そこには2種類のオムライスともう一つ、非常に興味をそそられるメニューが存在した。
それは、「ハンバーグカツ」。人間、大人になっても中身はそう変わらない。ガキの心を社会性と常識というトンカチで凹ませて、無理矢理に一般人という枠に詰め込んだだけである。少なくとも自分はそうだ。だから、カツカレーやハンバーグオムライスのような頭の悪い足し算でできた料理はとても好きなのだ。そこに来てこの、「ハンバーグカツ」一目ぼれだった。脳の片隅では「これただのメンチカツでは?」と考えてもいたが、衝動に抗うことができず、席を立って店主の元まで行き、注文をお願いした。

ハンバーグカツ(ランチとスープはセット)

届いたメニューはこんな感じ。先ほどの写真に「ハンバーグカツ」は乗っておらず、どんな見た目から届くまでわからなかった。
堂々と鎮座するハンバーグカツの周囲には、新鮮そうなサラダに定番のポテトとこちらも定番のパスタ。ハンバーグが揚げられていることを除けば、AIに「洋食屋のハンバーグランチを書いてください」と頼めば書いてくれそうな風貌である。
十分な期待感を持ちながら、まずは一口、ハンバーグカツを頂戴した。

いわゆる箸上げというやつ

これはハンバーグだ」「これは揚げ物だ」と、それぞれの感情が同時に沸いた。確かに、揚げたての衣のサクサクの触感のするひき肉だ。しかし、これはハンバーグであった。メンチカツではない。ハンバーグである。洋食屋で食べるハンバーグの味と言われてイメージが付くだろうか。玉ねぎでかさましされない厚い肉感と、赤ワインの深い薫りが残る風味が残る。ソースは控えめであったが、肉自体の味が物足りなさを感じさせず、非常に美味しかった。

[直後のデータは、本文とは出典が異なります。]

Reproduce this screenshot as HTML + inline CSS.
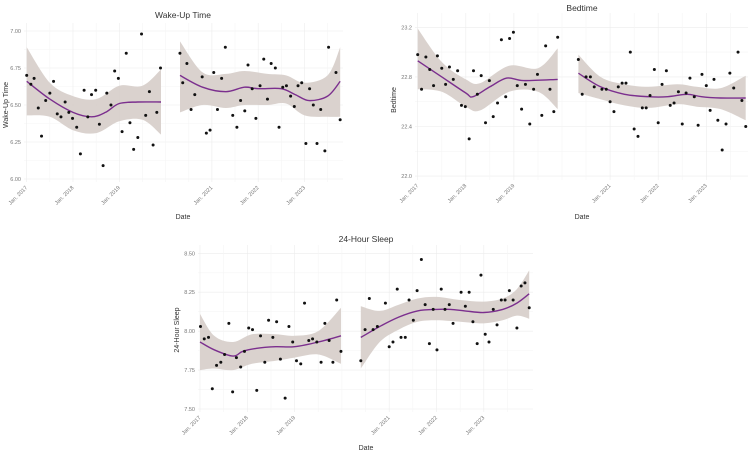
<!DOCTYPE html>
<html><head><meta charset="utf-8"><style>
body{margin:0;background:#fff;}
svg{display:block;font-family:"Liberation Sans",sans-serif;}
</style></head><body>
<svg id="chart" width="750" height="453" viewBox="0 0 750 453"></svg>
<script>
// ---------- Wake-Up Time data ----------
const wakeDates1=[2017.0,2017.09,2017.16,2017.25,2017.32,2017.41,2017.5,2017.58,2017.66,2017.74,2017.83,2017.91,2017.99,2018.08,2018.16,2018.24,2018.32,2018.4,2018.49,2018.57,2018.65,2018.73,2018.82,2018.9,2018.98,2019.06,2019.15,2019.23,2019.31,2019.4,2019.48,2019.57,2019.65,2019.73,2019.81,2019.89];
const wakeValues1=[6.70,6.64,6.68,6.48,6.29,6.53,6.58,6.66,6.44,6.42,6.52,6.45,6.41,6.35,6.17,6.60,6.42,6.57,6.60,6.37,6.09,6.58,6.50,6.73,6.68,6.32,6.85,6.38,6.20,6.28,6.98,6.43,6.59,6.23,6.45,6.75];
const wakeDates2=[2020.31,2020.37,2020.46,2020.55,2020.63,2020.79,2020.88,2020.96,2021.04,2021.12,2021.21,2021.29,2021.45,2021.54,2021.62,2021.71,2021.78,2021.87,2021.95,2022.04,2022.12,2022.2,2022.28,2022.37,2022.45,2022.53,2022.61,2022.7,2022.78,2022.86,2022.94,2023.03,2023.11,2023.19,2023.27,2023.35,2023.44,2023.52,2023.68,2023.77];
const wakeValues2=[6.85,6.65,6.78,6.47,6.57,6.69,6.31,6.33,6.72,6.47,6.68,6.89,6.43,6.35,6.53,6.46,6.77,6.61,6.41,6.63,6.81,6.54,6.78,6.75,6.35,6.62,6.63,6.56,6.49,6.63,6.65,6.24,6.61,6.50,6.24,6.47,6.19,6.89,6.72,6.40];
const wakeFitX1=[2017,2017.5,2018,2018.4,2018.7,2019,2019.4,2019.9];
const wakeFit1=[6.66,6.54,6.45,6.42,6.45,6.51,6.52,6.52];
const wakeBandX1=[2017,2017.5,2018,2018.5,2019,2019.5,2019.9];
const wakeUpper1=[6.89,6.65,6.56,6.54,6.63,6.63,6.74];
const wakeLower1=[6.43,6.42,6.33,6.31,6.39,6.40,6.30];
const wakeFitX2=[2020.31,2020.8,2021.3,2021.7,2022,2022.5,2022.8,2023.1,2023.5,2023.77];
const wakeFit2=[6.70,6.62,6.59,6.62,6.61,6.61,6.57,6.53,6.56,6.66];
const wakeBandX2=[2020.31,2020.8,2021.3,2021.7,2022.2,2022.6,2023,2023.5,2023.77];
const wakeUpper2=[6.93,6.72,6.71,6.73,6.71,6.70,6.65,6.70,6.89];
const wakeLower2=[6.45,6.50,6.48,6.50,6.50,6.51,6.43,6.42,6.42];
const wakeTicks=[6.00,6.25,6.50,6.75,7.00];
const wakeTickLabels=["6.00","6.25","6.50","6.75","7.00"];

// ---------- Bedtime data ----------
const bedDates1=[2017.0,2017.08,2017.17,2017.25,2017.33,2017.41,2017.5,2017.58,2017.66,2017.74,2017.83,2017.91,2017.99,2018.07,2018.16,2018.24,2018.32,2018.41,2018.49,2018.57,2018.66,2018.74,2018.83,2018.91,2018.99,2019.07,2019.16,2019.24,2019.33,2019.41,2019.49,2019.58,2019.66,2019.75,2019.83,2019.91];
const bedValues1=[22.98,22.70,22.96,22.86,22.73,22.97,22.87,22.74,22.88,22.78,22.85,22.57,22.56,22.30,22.85,22.66,22.81,22.43,22.77,22.48,22.59,23.10,22.64,23.11,23.16,22.73,22.54,22.74,22.42,22.70,22.82,22.49,23.05,22.70,22.52,23.12];
const bedDates2=[2020.34,2020.42,2020.5,2020.59,2020.67,2020.83,2020.92,2021.0,2021.08,2021.17,2021.25,2021.33,2021.42,2021.5,2021.58,2021.67,2021.75,2021.83,2021.92,2022.0,2022.08,2022.17,2022.25,2022.33,2022.42,2022.5,2022.58,2022.66,2022.75,2022.83,2022.91,2023.0,2023.08,2023.16,2023.24,2023.33,2023.41,2023.49,2023.57,2023.66,2023.74,2023.82];
const bedValues2=[22.94,22.66,22.80,22.80,22.72,22.70,22.70,22.60,22.52,22.72,22.75,22.75,23.00,22.38,22.32,22.55,22.55,22.65,22.86,22.43,22.74,22.85,22.57,22.59,22.68,22.42,22.67,22.79,22.64,22.41,22.82,22.73,22.53,22.78,22.45,22.21,22.42,22.83,22.71,23.00,22.61,22.40];
const bedFitX1=[2017,2017.5,2018,2018.15,2018.5,2018.85,2019.2,2019.91];
const bedFit1=[22.93,22.80,22.67,22.64,22.72,22.79,22.77,22.78];
const bedBandX1=[2017,2017.5,2018,2018.3,2018.9,2019.5,2019.91];
const bedUpper1=[23.19,22.92,22.78,22.75,22.89,22.87,23.03];
const bedLower1=[22.70,22.68,22.56,22.53,22.68,22.68,22.54];
const bedFitX2=[2020.34,2020.8,2021.3,2021.8,2022.2,2022.6,2022.9,2023.3,2023.82];
const bedFit2=[22.83,22.72,22.66,22.64,22.64,22.66,22.64,22.63,22.63];
const bedBandX2=[2020.34,2020.8,2021.3,2021.8,2022.4,2022.8,2023.3,2023.82];
const bedUpper2=[22.98,22.80,22.74,22.72,22.74,22.72,22.71,22.81];
const bedLower2=[22.67,22.62,22.57,22.55,22.58,22.56,22.54,22.45];
const bedTicks=[22.0,22.4,22.8,23.2];
const bedTickLabels=["22.0","22.4","22.8","23.2"];

// ---------- 24-Hour Sleep data ----------
const sleepDates1=[2017.01,2017.09,2017.18,2017.26,2017.35,2017.44,2017.52,2017.61,2017.69,2017.77,2017.86,2017.94,2018.03,2018.11,2018.2,2018.28,2018.37,2018.45,2018.54,2018.62,2018.7,2018.8,2018.88,2018.96,2019.04,2019.13,2019.21,2019.3,2019.38,2019.47,2019.56,2019.64,2019.73,2019.81,2019.89,2019.98];
const sleepValues1=[8.03,7.95,7.96,7.63,7.78,7.80,7.85,8.05,7.61,7.83,7.77,7.87,8.02,8.01,7.62,7.97,7.80,8.07,7.96,8.06,7.82,7.57,8.03,7.93,7.81,7.79,8.18,7.94,7.95,7.93,7.80,8.05,7.94,7.80,8.20,7.87];
const sleepDates2=[2020.4,2020.49,2020.58,2020.66,2020.75,2020.92,2021.0,2021.08,2021.17,2021.25,2021.34,2021.42,2021.51,2021.59,2021.68,2021.76,2021.85,2021.93,2022.01,2022.1,2022.18,2022.27,2022.35,2022.52,2022.61,2022.69,2022.77,2022.86,2022.94,2023.03,2023.11,2023.2,2023.28,2023.37,2023.45,2023.54,2023.62,2023.7,2023.79,2023.87,2023.96];
const sleepValues2=[7.81,8.01,8.21,8.01,8.03,8.18,7.90,7.93,8.27,7.96,7.96,8.20,8.07,8.26,8.46,8.17,7.92,8.14,7.88,8.27,8.14,8.17,8.05,8.25,8.16,8.25,8.06,7.92,8.36,7.98,7.93,8.14,8.04,8.20,8.20,8.26,8.20,8.02,8.29,8.31,8.15];
const sleepFitX1=[2017,2017.3,2017.7,2017.9,2018.2,2018.6,2019,2019.5,2019.98];
const sleepFit1=[7.93,7.88,7.84,7.87,7.89,7.90,7.90,7.93,7.97];
const sleepBandX1=[2017,2017.3,2017.7,2018.1,2018.6,2019,2019.5,2019.98];
const sleepUpper1=[8.11,7.97,7.93,7.98,7.98,7.97,8.00,8.15];
const sleepLower1=[7.75,7.76,7.75,7.79,7.81,7.83,7.85,7.79];
const sleepFitX2=[2020.4,2020.8,2021.2,2021.6,2022,2022.3,2022.6,2023,2023.4,2023.7,2023.96];
const sleepFit2=[7.96,8.03,8.09,8.13,8.14,8.14,8.13,8.12,8.14,8.18,8.24];
const sleepBandX2=[2020.4,2020.8,2021.2,2021.6,2022,2022.5,2023,2023.4,2023.7,2023.96];
const sleepUpper2=[8.16,8.13,8.17,8.21,8.22,8.20,8.19,8.21,8.27,8.39];
const sleepLower2=[7.76,7.93,8.01,8.06,8.07,8.06,8.05,8.07,8.10,8.08];
const sleepTicks=[7.50,7.75,8.00,8.25,8.50];
const sleepTickLabels=["7.50","7.75","8.00","8.25","8.50"];

const yearTicks=[2017,2018,2019,2021,2022,2023];
const yearTickLabels=["Jan. 2017","Jan. 2018","Jan. 2019","Jan. 2021","Jan. 2022","Jan. 2023"];

const NS="http://www.w3.org/2000/svg";
const svg=document.getElementById('chart');
function mk(tag,attrs,parent){const e=document.createElementNS(NS,tag);for(const k in attrs)e.setAttribute(k,attrs[k]);parent.appendChild(e);return e;}
function smoothPath(xs,ys){let d='';for(let i=0;i<xs.length;i++){d+=(i?'L':'M')+xs[i].toFixed(1)+','+ys[i].toFixed(1);}return d;}
// Catmull-Rom
function curve(pts){let d='M'+pts[0][0].toFixed(1)+','+pts[0][1].toFixed(1);for(let i=0;i<pts.length-1;i++){const p0=pts[i-1]||pts[i],p1=pts[i],p2=pts[i+1],p3=pts[i+2]||p2;const c1x=p1[0]+(p2[0]-p0[0])/6,c1y=p1[1]+(p2[1]-p0[1])/6,c2x=p2[0]-(p3[0]-p1[0])/6,c2y=p2[1]-(p3[1]-p1[1])/6;d+=`C${c1x.toFixed(1)},${c1y.toFixed(1)} ${c2x.toFixed(1)},${c2y.toFixed(1)} ${p2[0].toFixed(1)},${p2[1].toFixed(1)}`;}return d;}

function panel(cfg){
  const g=mk('g',{},svg);
  
  
  const xs=v=>cfg.x0+(v-2017)*cfg.xPerYear;
  const ys=v=>cfg.y0+(cfg.yTop-v)*cfg.yPerUnit;
  // grid
  const grid=mk('g',{stroke:'#ececec','stroke-width':0.6},g);
  
  
  for(let i=0;i<cfg.ticks.length;i++){
    const y=ys(cfg.ticks[i]);
    mk('line',{x1:cfg.left,x2:cfg.right,y1:y,y2:y},grid);
    if(i<cfg.ticks.length-1){const ym=ys((cfg.ticks[i]+cfg.ticks[i+1])/2);mk('line',{x1:cfg.left,x2:cfg.right,y1:ym,y2:ym,stroke:'#f5f5f5'},grid);}
  }
  for(let yr=2017;yr<=2023;yr++){const x=xs(yr);mk('line',{x1:x,x2:x,y1:cfg.top,y2:cfg.bottom,stroke:yearTicks.includes(yr)?'#ececec':'#f5f5f5'},grid);
    const xm=xs(yr+0.5);if(xm<cfg.right)mk('line',{x1:xm,x2:xm,y1:cfg.top,y2:cfg.bottom,stroke:'#f5f5f5'},grid);}
  // y tick labels
  for(let i=0;i<cfg.ticks.length;i++){
    const t=mk('text',{x:cfg.left-3,y:ys(cfg.ticks[i])+2,'font-size':5.5,fill:'#777','text-anchor':'end'},g);
    
    
    t.textContent=cfg.tickLabels[i];
  }
  // x tick labels
  for(let i=0;i<yearTicks.length;i++){
    const x=xs(yearTicks[i])+1,y=cfg.bottom+6;
    const t=mk('text',{x:x,y:y,'font-size':5.5,fill:'#777','text-anchor':'end',transform:`rotate(-45 ${x} ${y})`},g);
    
    
    t.textContent=yearTickLabels[i];
  }
  // bands + fits
  for(const s of cfg.segs){
    const up=s.bx.map((v,i)=>[xs(v),ys(s.up[i])]);
    const lo=s.bx.map((v,i)=>[xs(v),ys(s.lo[i])]).reverse();
    const dUp=curve(up),dLo=curve(lo).replace(/^M/,'L');
    const band=mk('path',{d:dUp+dLo+'Z',fill:'#d6cdc9','fill-opacity':0.9},g);
    
    
  }
  for(const s of cfg.segs){
    const pts=s.fx.map((v,i)=>[xs(v),ys(s.fit[i])]);
    const line=mk('path',{d:curve(pts),fill:'none',stroke:'#7b2f8e','stroke-width':1.4},g);
    
    
  }
  for(const s of cfg.segs){
    for(let i=0;i<s.dx.length;i++){
      const c=mk('circle',{cx:xs(s.dx[i]),cy:ys(s.dv[i]),r:1.5,fill:'#111'},g);
      
      
    }
  }
  const title=mk('text',{x:cfg.titleX,y:cfg.titleY,'font-size':8.5,fill:'#333','text-anchor':'middle'},g);
  
  
  title.textContent=cfg.title;
  const xt=mk('text',{x:cfg.titleX,y:cfg.dateY,'font-size':7,fill:'#333','text-anchor':'middle'},g);
  
  
  xt.textContent='Date';
  const yt=mk('text',{x:cfg.yTitleX,y:cfg.yTitleY,'font-size':7,fill:'#333','text-anchor':'middle',transform:`rotate(-90 ${cfg.yTitleX} ${cfg.yTitleY})`},g);
  
  
  yt.textContent=cfg.yTitle;
}

panel({name:'wake-up-time-panel',title:'Wake-Up Time',yTitle:'Wake-Up Time',x0:26.7,xPerYear:46.3,y0:31,yTop:7.0,yPerUnit:148,left:24,right:343,top:23,bottom:182,
  ticks:wakeTicks,tickLabels:wakeTickLabels,titleX:183,titleY:18,dateY:219,yTitleX:8,yTitleY:105,
  segs:[{dx:wakeDates1,dv:wakeValues1,fx:wakeFitX1,fit:wakeFit1,bx:wakeBandX1,up:wakeUpper1,lo:wakeLower1},
        {dx:wakeDates2,dv:wakeValues2,fx:wakeFitX2,fit:wakeFit2,bx:wakeBandX2,up:wakeUpper2,lo:wakeLower2}]});
panel({name:'bedtime-panel',title:'Bedtime',yTitle:'Bedtime',x0:417.7,xPerYear:48.1,y0:27.3,yTop:23.2,yPerUnit:124,left:415,right:748,top:13,bottom:180,
  ticks:bedTicks,tickLabels:bedTickLabels,titleX:582,titleY:11,dateY:219,yTitleX:396,yTitleY:100,
  segs:[{dx:bedDates1,dv:bedValues1,fx:bedFitX1,fit:bedFit1,bx:bedBandX1,up:bedUpper1,lo:bedLower1},
        {dx:bedDates2,dv:bedValues2,fx:bedFitX2,fit:bedFit2,bx:bedBandX2,up:bedUpper2,lo:bedLower2}]});
panel({name:'sleep-panel',title:'24-Hour Sleep',yTitle:'24-Hour Sleep',x0:200,xPerYear:47.3,y0:253.3,yTop:8.5,yPerUnit:155.7,left:198,right:533,top:245,bottom:412,
  ticks:sleepTicks,tickLabels:sleepTickLabels,titleX:366,titleY:242,dateY:450,yTitleX:179,yTitleY:330,
  segs:[{dx:sleepDates1,dv:sleepValues1,fx:sleepFitX1,fit:sleepFit1,bx:sleepBandX1,up:sleepUpper1,lo:sleepLower1},
        {dx:sleepDates2,dv:sleepValues2,fx:sleepFitX2,fit:sleepFit2,bx:sleepBandX2,up:sleepUpper2,lo:sleepLower2}]});
</script>
</body></html>
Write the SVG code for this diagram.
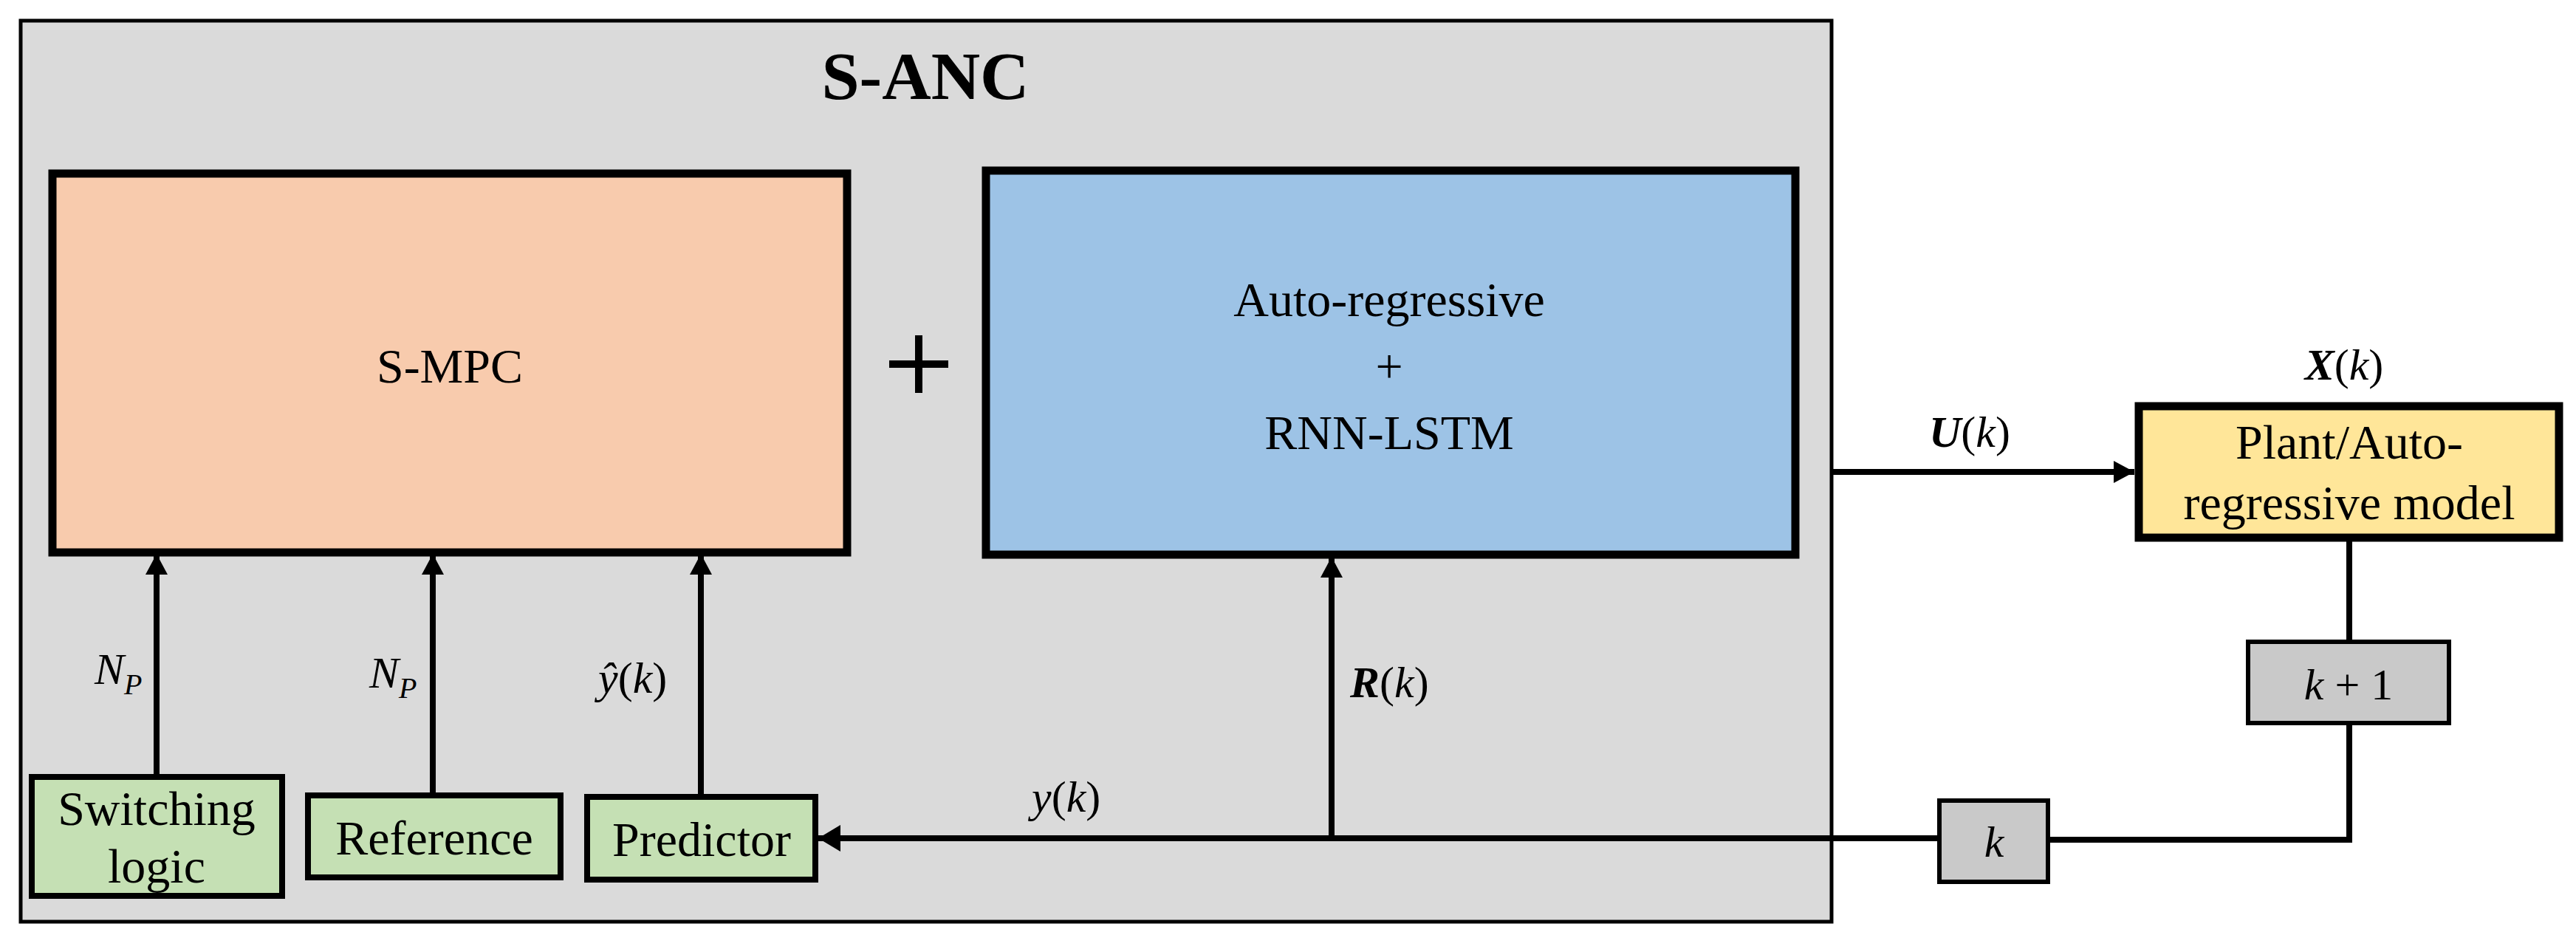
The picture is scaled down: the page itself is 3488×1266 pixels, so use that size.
<svg xmlns="http://www.w3.org/2000/svg" width="3488" height="1266" viewBox="0 0 3488 1266">
<defs>
<style>
text{font-family:"Liberation Serif","Times New Roman",serif;fill:#000}
.t{font-size:66px;text-anchor:middle}
.m{font-size:60px;font-style:italic}
.b{stroke:#000;stroke-width:11}
.s{stroke:#000;stroke-width:8}
.ln{stroke:#000;stroke-width:8;fill:none}
</style>
<marker id="ah" markerUnits="userSpaceOnUse" markerWidth="28" markerHeight="30" refX="28" refY="15" orient="auto"><path d="M0,0 L28,15 L0,30 Z" fill="#000"/></marker>
<marker id="ah2" markerUnits="userSpaceOnUse" markerWidth="30" markerHeight="36" refX="30" refY="18" orient="auto"><path d="M0,0 L30,18 L0,36 Z" fill="#000"/></marker>
</defs>
<rect width="3488" height="1266" fill="#fff"/>
<g id="s-anc">
<rect x="28" y="28" width="2452" height="1220" fill="#DADADA" stroke="#000" stroke-width="5"/>
<text x="1253" y="134" font-size="92" font-weight="bold" text-anchor="middle">S-ANC</text>
</g>
<g id="s-mpc">
<rect class="b" x="71" y="235" width="1076" height="513" fill="#F8CBAD"/>
<text class="t" x="609" y="518">S-MPC</text>
</g>
<g id="plus">
<path d="M1244,454 V532 M1204,493 H1284" stroke="#000" stroke-width="10"/>
</g>
<g id="ar-rnn">
<rect class="b" x="1335" y="231" width="1096" height="520" fill="#9DC3E6"/>
<text class="t" x="1881" y="428">Auto-regressive</text>
<text class="t" x="1881" y="518">+</text>
<text class="t" x="1881" y="608">RNN-LSTM</text>
</g>
<g id="switching">
<rect class="s" x="43" y="1052" width="339" height="161" fill="#C5E0B4"/>
<text class="t" x="212" y="1117" font-size="62">Switching</text>
<text class="t" x="212" y="1195" font-size="62">logic</text>
</g>
<g id="reference">
<rect class="s" x="417" y="1077" width="342" height="111" fill="#C5E0B4"/>
<text class="t" x="588" y="1157" font-size="62">Reference</text>
</g>
<g id="predictor">
<rect class="s" x="795" y="1079" width="309" height="112" fill="#C5E0B4"/>
<text class="t" x="950" y="1159" font-size="62">Predictor</text>
</g>
<g id="plant">
<rect class="b" x="2896" y="550" width="569" height="178" fill="#FFE699"/>
<text class="t" x="3181" y="621" font-size="62">Plant/Auto-</text>
<text class="t" x="3181" y="703" font-size="62">regressive model</text>
</g>
<g id="kp1">
<rect x="3044" y="869" width="272" height="110" fill="#C9C9C9" stroke="#000" stroke-width="6"/>
<text class="m" x="3180" y="947" text-anchor="middle"><tspan>k</tspan><tspan font-style="normal"> + 1</tspan></text>
</g>
<g id="kbox">
<rect x="2626" y="1084" width="147" height="110" fill="#C9C9C9" stroke="#000" stroke-width="6"/>
<text class="m" x="2700" y="1160" text-anchor="middle">k</text>
</g>
<g id="connectors">
<line class="ln" x1="212" y1="1052" x2="212" y2="750" marker-end="url(#ah)"/>
<line class="ln" x1="586" y1="1077" x2="586" y2="750" marker-end="url(#ah)"/>
<line class="ln" x1="949" y1="1079" x2="949" y2="750" marker-end="url(#ah)"/>
<line class="ln" x1="1803" y1="1135" x2="1803" y2="754" marker-end="url(#ah)"/>
<line class="ln" x1="2626" y1="1135" x2="1108" y2="1135" marker-end="url(#ah2)"/>
<polyline class="ln" points="2773,1137 3181,1137 3181,979"/>
<line class="ln" x1="3181" y1="728" x2="3181" y2="869"/>
<line class="ln" x1="2480" y1="639" x2="2890" y2="639" marker-end="url(#ah)"/>
</g>
<g id="labels">
<text class="m" x="128" y="926">N<tspan font-size="40" dy="14">P</tspan></text>
<text class="m" x="500" y="931">N<tspan font-size="40" dy="14">P</tspan></text>
<text class="m" x="810" y="938">ŷ<tspan font-style="normal">(</tspan>k<tspan font-style="normal">)</tspan></text>
<text class="m" x="1828" y="944"><tspan font-weight="bold">R</tspan><tspan font-style="normal">(</tspan>k<tspan font-style="normal">)</tspan></text>
<text class="m" x="1397" y="1099">y<tspan font-style="normal">(</tspan>k<tspan font-style="normal">)</tspan></text>
<text class="m" x="2612" y="605"><tspan font-weight="bold">U</tspan><tspan font-style="normal">(</tspan>k<tspan font-style="normal">)</tspan></text>
<text class="m" x="3174" y="514" text-anchor="middle"><tspan font-weight="bold">X</tspan><tspan font-style="normal">(</tspan>k<tspan font-style="normal">)</tspan></text>
</g>
</svg>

これ以上下手な食レポを続けても味の素晴らしさは伝わらないと思うので、この程度にしておく。量は男子大学生1人の胃袋にはちょうどいい量で、ライス、スープまで食べきったところで良い満腹感だった。そのうえで、この料理、なんとたったの900円である。味、量、値段、どこをとっても満足で、時間があればリピートしたいと思える店だった。

終わりに

もし、何かの拍子にこの記事に辿り着いた方が、【ピエレッテ】に伺える場所にいるなら、ぜひ足を運んでみて欲しい。たとえ失敗だとしても損失は大きくない。思い出した時にでも試してみることをお勧めする。